* RECORDED DATA:
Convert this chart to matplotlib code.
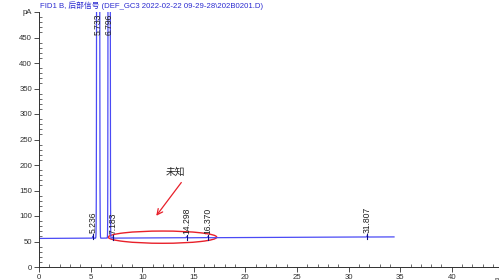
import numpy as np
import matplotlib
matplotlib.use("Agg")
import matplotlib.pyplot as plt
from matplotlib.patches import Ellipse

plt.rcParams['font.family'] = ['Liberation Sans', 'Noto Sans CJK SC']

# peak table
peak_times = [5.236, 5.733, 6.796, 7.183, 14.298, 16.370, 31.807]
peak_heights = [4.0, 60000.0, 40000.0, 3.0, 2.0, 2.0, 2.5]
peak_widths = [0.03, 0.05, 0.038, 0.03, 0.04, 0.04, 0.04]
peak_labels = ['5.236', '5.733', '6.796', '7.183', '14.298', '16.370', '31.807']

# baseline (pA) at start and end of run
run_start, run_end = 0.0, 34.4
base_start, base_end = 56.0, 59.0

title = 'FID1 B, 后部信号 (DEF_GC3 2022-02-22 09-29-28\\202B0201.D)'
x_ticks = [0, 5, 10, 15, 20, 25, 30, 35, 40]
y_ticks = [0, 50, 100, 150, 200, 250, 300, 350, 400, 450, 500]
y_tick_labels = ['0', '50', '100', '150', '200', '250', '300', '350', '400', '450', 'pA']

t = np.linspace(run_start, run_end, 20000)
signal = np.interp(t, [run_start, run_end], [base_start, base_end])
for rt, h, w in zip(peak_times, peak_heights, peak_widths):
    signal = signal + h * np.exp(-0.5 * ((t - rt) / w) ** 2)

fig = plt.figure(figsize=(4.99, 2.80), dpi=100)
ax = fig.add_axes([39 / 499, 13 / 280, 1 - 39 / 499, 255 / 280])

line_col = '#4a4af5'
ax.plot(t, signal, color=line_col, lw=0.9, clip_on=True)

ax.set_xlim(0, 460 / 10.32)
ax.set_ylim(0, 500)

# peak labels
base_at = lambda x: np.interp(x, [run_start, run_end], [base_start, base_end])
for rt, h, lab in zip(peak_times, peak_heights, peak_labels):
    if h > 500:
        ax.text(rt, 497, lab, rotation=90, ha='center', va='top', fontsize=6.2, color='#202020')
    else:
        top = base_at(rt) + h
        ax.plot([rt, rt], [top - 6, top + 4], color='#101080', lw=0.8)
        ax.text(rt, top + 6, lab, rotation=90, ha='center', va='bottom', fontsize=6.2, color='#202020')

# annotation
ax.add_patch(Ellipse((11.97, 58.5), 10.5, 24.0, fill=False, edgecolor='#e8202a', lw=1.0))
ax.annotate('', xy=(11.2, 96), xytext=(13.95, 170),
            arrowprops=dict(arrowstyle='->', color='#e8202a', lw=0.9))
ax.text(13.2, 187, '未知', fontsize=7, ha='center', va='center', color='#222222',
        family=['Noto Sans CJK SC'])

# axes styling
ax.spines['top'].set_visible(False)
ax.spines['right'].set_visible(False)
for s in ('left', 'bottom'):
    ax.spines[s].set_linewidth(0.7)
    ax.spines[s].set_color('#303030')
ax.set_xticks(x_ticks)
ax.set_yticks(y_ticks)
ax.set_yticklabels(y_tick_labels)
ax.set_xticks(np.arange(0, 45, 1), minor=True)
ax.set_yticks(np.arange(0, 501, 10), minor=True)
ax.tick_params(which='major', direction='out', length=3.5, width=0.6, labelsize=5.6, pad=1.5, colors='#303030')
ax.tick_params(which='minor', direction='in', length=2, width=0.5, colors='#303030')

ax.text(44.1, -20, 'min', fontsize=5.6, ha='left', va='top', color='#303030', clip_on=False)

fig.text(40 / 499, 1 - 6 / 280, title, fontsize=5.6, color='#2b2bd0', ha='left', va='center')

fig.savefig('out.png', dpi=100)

* EXERCISE DETAILS:
From the first line above to the line containing "plt.rcParams['font.family'] = ['Liberation", repeat each line exactly. Pictures stay out.

* RESPONSE:
Convert this chart to matplotlib code.
import numpy as np
import matplotlib
matplotlib.use("Agg")
import matplotlib.pyplot as plt
from matplotlib.patches import Ellipse

plt.rcParams['font.family'] = ['Liberation Sans', 'Noto Sans CJK SC']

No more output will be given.